Preview of Coming Attractions: American Electric Power v. State of Connecticut
The U.S. Supreme Court recently announced the scheduling of oral arguments in the biggest (actually, the only) environmental case of its current Term: American Electric Power v. State of Connecticut. The justices will hear arguments on April 19th, and render their decision in this major climate change case by the end of June. Already, however, some interesting factoids and subplots have developed.
This case raises three distinct legal questions of interest to climate change mavens and environmental lawyers and academics generally: 1) whether the states and private land trusts that have brought this public nuisance action against the owners of Midwestern coal-fired power plants have standing to sue; 2) whether the federal common law of nuisance remains a viable legal theory in the climate change litigation arsenal or, instead, common law nuisance claims have been displaced by federal environmental statutes; and 3) whether plaintiffs’ efforts to invoke public nuisance law to address the climate change impacts of greenhouse gas emissions from defendants’ power plants constitute a non-justiciable “political question.”

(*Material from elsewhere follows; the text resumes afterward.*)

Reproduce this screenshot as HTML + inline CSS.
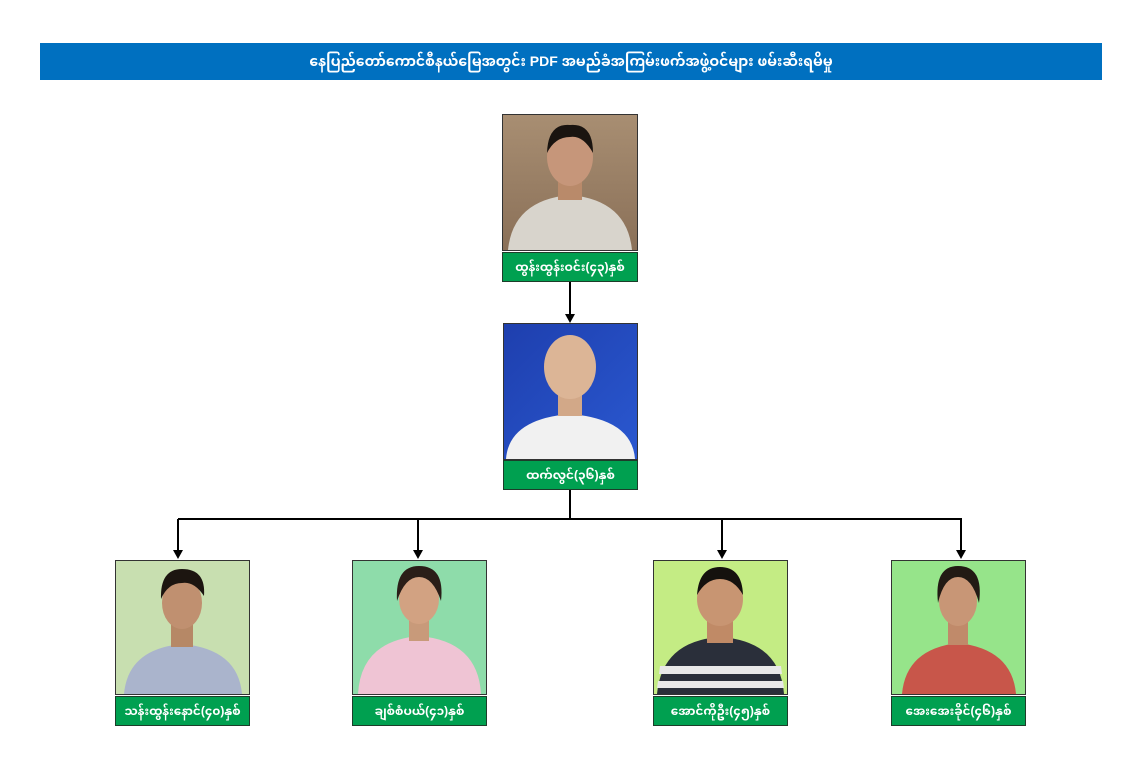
<!DOCTYPE html>
<html><head><meta charset="utf-8"><style>
body{margin:0;width:1131px;height:782px;background:#fff;position:relative;overflow:hidden;font-family:"Liberation Sans","Noto Sans Myanmar","Padauk",sans-serif}
.title{position:absolute;left:40px;top:43px;width:1062px;height:37px;background:#0070c0;color:#fff;font-weight:bold;font-size:14px;line-height:37px;text-align:center}
.ph{position:absolute;border:1px solid #333;overflow:hidden}
.lb{position:absolute;background:#00a050;border:1px solid #1d3d2a;color:#fff;font-weight:bold;font-size:12px;text-align:center;line-height:28px;height:28px}
svg.c{position:absolute;left:0;top:0}
</style></head><body>
<div class="title">နေပြည်တော်ကောင်စီနယ်မြေအတွင်း PDF အမည်ခံအကြမ်းဖက်အဖွဲ့ဝင်များ ဖမ်းဆီးရမိမှု</div>
<svg class="c" width="1131" height="782">
<g stroke="#000" stroke-width="2" fill="none">
<line x1="570" y1="281" x2="570" y2="315"/>
<line x1="570" y1="488" x2="570" y2="519"/>
<line x1="178" y1="519" x2="962" y2="519"/>
<line x1="178" y1="519" x2="178" y2="552"/>
<line x1="418" y1="519" x2="418" y2="552"/>
<line x1="722" y1="519" x2="722" y2="552"/>
<line x1="961" y1="519" x2="961" y2="552"/>
</g>
<g fill="#000">
<polygon points="565,314 575,314 570,323"/>
<polygon points="173,550 183,550 178,559"/>
<polygon points="413,550 423,550 418,559"/>
<polygon points="717,550 727,550 722,559"/>
<polygon points="956,550 966,550 961,559"/>
</g></svg>

<div class="ph" style="left:502px;top:114px;width:134px;height:135px;background:linear-gradient(#a88e72,#8a7058)">
<svg width="134" height="135"><path d="M5,135 Q10,85 67,80 Q124,85 129,135z" fill="#d8d4cc"/><rect x="55" y="60" width="24" height="25" fill="#b98a6a"/><ellipse cx="67" cy="42" rx="23" ry="29" fill="#c6967a"/><path d="M44,38 Q45,8 67,10 Q90,8 90,38 Q80,20 67,22 Q52,22 44,38z" fill="#1a1410"/></svg></div>
<div class="lb" style="left:502px;top:252px;width:134px">ထွန်းထွန်းဝင်း(၄၃)နှစ်</div>

<div class="ph" style="left:503px;top:323px;width:133px;height:135px;background:linear-gradient(135deg,#1e3fae,#2a58d0)">
<svg width="133" height="135"><path d="M2,135 Q5,95 66,90 Q128,95 131,135z" fill="#f1f1f1"/><rect x="54" y="65" width="24" height="27" fill="#d2a888"/><ellipse cx="66" cy="43" rx="26" ry="32" fill="#dcb596"/></svg></div>
<div class="lb" style="left:503px;top:460px;width:133px">ထက်လွင်(၃၆)နှစ်</div>

<div class="ph" style="left:115px;top:560px;width:133px;height:133px;background:#c8dfb0">
<svg width="133" height="133"><path d="M8,133 Q12,88 66,83 Q122,88 126,133z" fill="#aab4cc"/><rect x="55" y="62" width="22" height="24" fill="#b68866"/><ellipse cx="66" cy="42" rx="20" ry="26" fill="#c09070"/><path d="M45,38 Q44,8 66,8 Q90,8 88,35 Q78,20 66,22 Q52,22 45,38z" fill="#1c1510"/></svg></div>
<div class="lb" style="left:115px;top:696px;width:133px">သန်းထွန်းနောင်(၄၀)နှစ်</div>

<div class="ph" style="left:352px;top:560px;width:133px;height:133px;background:#8edcaa">
<svg width="133" height="133"><path d="M5,133 Q8,80 66,75 Q125,80 128,133z" fill="#efc4d4"/><rect x="56" y="58" width="20" height="22" fill="#c89a7a"/><ellipse cx="66" cy="38" rx="20" ry="25" fill="#d2a282"/><path d="M44,40 Q42,5 66,5 Q92,5 88,40 Q80,16 66,16 Q52,16 44,40z" fill="#2a1e18"/></svg></div>
<div class="lb" style="left:352px;top:696px;width:133px">ချစ်စံပယ်(၄၁)နှစ်</div>

<div class="ph" style="left:653px;top:560px;width:133px;height:133px;background:#c4ec84">
<svg width="133" height="133"><path d="M3,133 Q8,80 66,76 Q126,80 130,133z" fill="#2a2f3a"/><path d="M6,105 L127,105 L128,113 L5,113z M4,120 L129,120 L130,127 L3,127z" fill="#e8e8e8"/><rect x="53" y="60" width="26" height="22" fill="#c08a66"/><ellipse cx="66" cy="38" rx="23" ry="27" fill="#c89572"/><path d="M43,34 Q45,6 66,6 Q88,6 89,34 Q80,18 66,18 Q52,18 43,34z" fill="#15110e"/></svg></div>
<div class="lb" style="left:653px;top:696px;width:133px">အောင်ကိုဦး(၄၅)နှစ်</div>

<div class="ph" style="left:891px;top:560px;width:133px;height:133px;background:#96e48a">
<svg width="133" height="133"><path d="M10,133 Q14,88 66,82 Q120,88 124,133z" fill="#c8564a"/><rect x="56" y="60" width="20" height="24" fill="#c08a6a"/><ellipse cx="66" cy="40" rx="19" ry="25" fill="#c89676"/><path d="M46,42 Q42,5 66,5 Q92,5 87,42 Q80,16 66,16 Q52,16 46,42z" fill="#221a14"/></svg></div>
<div class="lb" style="left:891px;top:696px;width:133px">အေးအေးခိုင်(၄၆)နှစ်</div>
</body></html>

As such, AEP v. Connecticut shapes up as the most important environmental case to reach the Supreme Court since at least 2007’s Massachusetts v. USEPA decision–another climate change case.
Now to the back-stories and legal gossip: first, the litigating states (including California) and environmental interests were sorely disappointed when the Obama Administration’s Solicitor General–representing the Tennessee Valley Authority–filed a brief urging the Court to grant certiorari in the case. And grant certiorari, of course, the Court did this past December.
Second, in setting the case for oral arguments on April 19th, the Court confirmed what the state and land trust plaintiffs had feared: Justice Sotomayor has recused herself from the case. The likely reason: Sotomayor was a member of the 3-judge panel of the Second Circuit Court of Appeals that heard oral arguments when the AEP case was before that court. After argument but before the case was decided, Sotomayor was nominated and subsequently confirmed to the Supreme Court. And when the Second Circuit ultimately decided AEP in 2009, Sotomayor’s name was nowhere to be found on the decision; instead, it was a two-member panel that ruled in favor of the states’ and land trusts’ public nuisance claim, rejecting defendants’ standing and political question defenses in the process. It’s unclear why, under these circumstances, Sotomayor felt compelled to recuse herself from the case once it reached the Supreme Court. But her absence from the bench on April 19th means that the states’ and land trusts’ odds of preserving their win in the Second Circuit–already long–grow even longer.
The most recent (and most bizarre) development in the case was reported by Greenwire this past Friday: Harvard Constitutional Law Professor Larry Tribe, who had attempted to appear in this case as counsel of record for an industry group supporting reversal of the Second Circuit decision, was reportedly directed by the U.S. Justice Department to remove his name from the brief. And the industry amicus brief was duly re-filed–without Tribe’s name on–it as a result. Tribe spent a relatively short time in the Obama Justice Department as a designated “Special Counsel,” and DOJ apparently didn’t want the good professor making formal appearances before the Supreme Court that DOJ thought could be unfairly attributed to the government.